Les formules algébriques à l’aide desquelles on est parvenu à débrouiller toutes les circonstances des curieux mouvements elliptiques des étoiles doubles, reposent entièrement sur l’hypothèse que ces étoiles se meuvent et obéissent aux lois des mouvements elliptiques de Kepler ou, ce qui revient au même, sur la supposition que la grande et la petite étoile s’attirent en raison inverse du carré de leurs distances. La détermination de l’orbite de chaque étoile exige seulement quatre, cinq ou au plus six mesures d’angles de position et de distances apparentes. Quant aux observations non employées dans ces premiers calculs, qu’elles soient antérieures, postérieures ou intermédiaires, elles deviennent autant de moyens de soumettre à une épreuve délicate et décisive l’hypothèse dont on était parti : il suffit de voir si elles s’accordent avec une orbite qui ne saurait être la véritable, dans le cas où l’on aurait déduit sa forme d’une supposition erronée. Or, beaucoup de comparaisons ont été faites entre les suppositions des étoiles satellites réellement observées, et les positions conclues des ellipses calculées. Les discordances n’ont pas dépassé les petites incertitudes inhérentes à ce genre difficile de mesures.

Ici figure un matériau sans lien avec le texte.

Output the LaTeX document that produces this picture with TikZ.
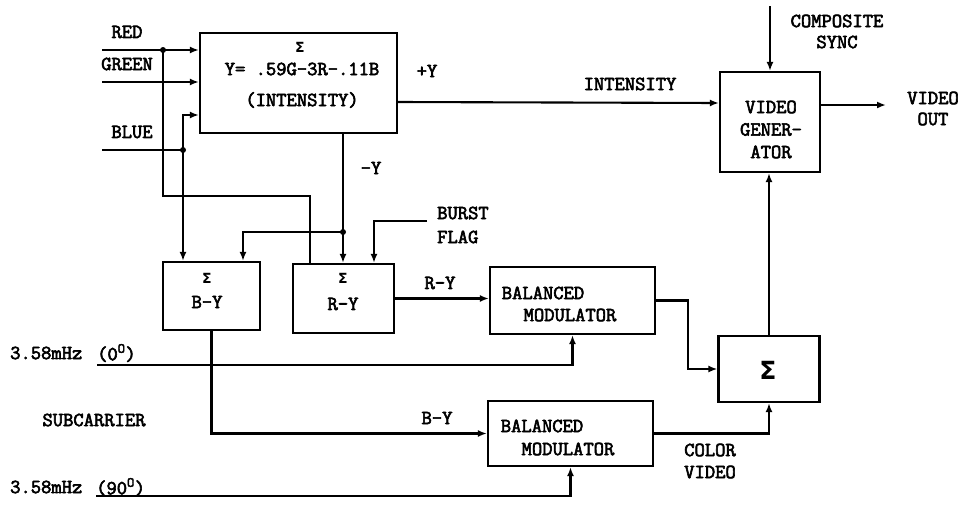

Ainsi, en admettant que, jusqu’aux derniers confins du monde visible, il existe une force attractive qui s’exerce en raison inverse du carré des distances, les calculateurs des orbites des étoiles doubles s’étaient placés dans le vrai ; ainsi, les étoiles sont régies par la même force qui, dans notre système solaire, préside à tous les mouvements des planètes et des satellites ; ainsi, cette célèbre attraction newtonienne, dont l’universalité n’était jusqu’ici établie que jusqu’aux limites de l’espace embrassé par la planète la plus éloignée du soleil, c’est-à-dire par Neptune, devient universelle dans toute l’acception grammaticale de ce terme.

Il ne faut pas croire qu’on pouvait, sans aucun scrupule, donner cette extension indéfinie à la découverte de Newton. L’existence de l’attraction, dans toutes les parties du système composé du Soleil et des planètes qui l’entourent, était un fait capital dont on avait découvert les lois et suivi les conséquences avec un succès merveilleux ; mais il n’en résultait pas que la vertu attractive fût inhérente à la matière, que de grands corps ne pussent pas exister dans d’autres régions, dans d’autres systèmes, sans s’attirer mutuellement. À plus forte raison n’aurait-on pas eu le droit de se prononcer sur la généralité de la loi du carré des distances. Maintenant, je le répète, grâce aux observations des étoiles doubles, ces doutes sont entièrement dissipés. Il n’en faudrait pas davantage pour justifier le vif intérêt que les déplacements relatifs des étoiles ont excité parmi les astronomes. On verra, au reste, dans les chapitres suivants, tout ce que cette nouvelle branche de la science renferme encore d’avenir.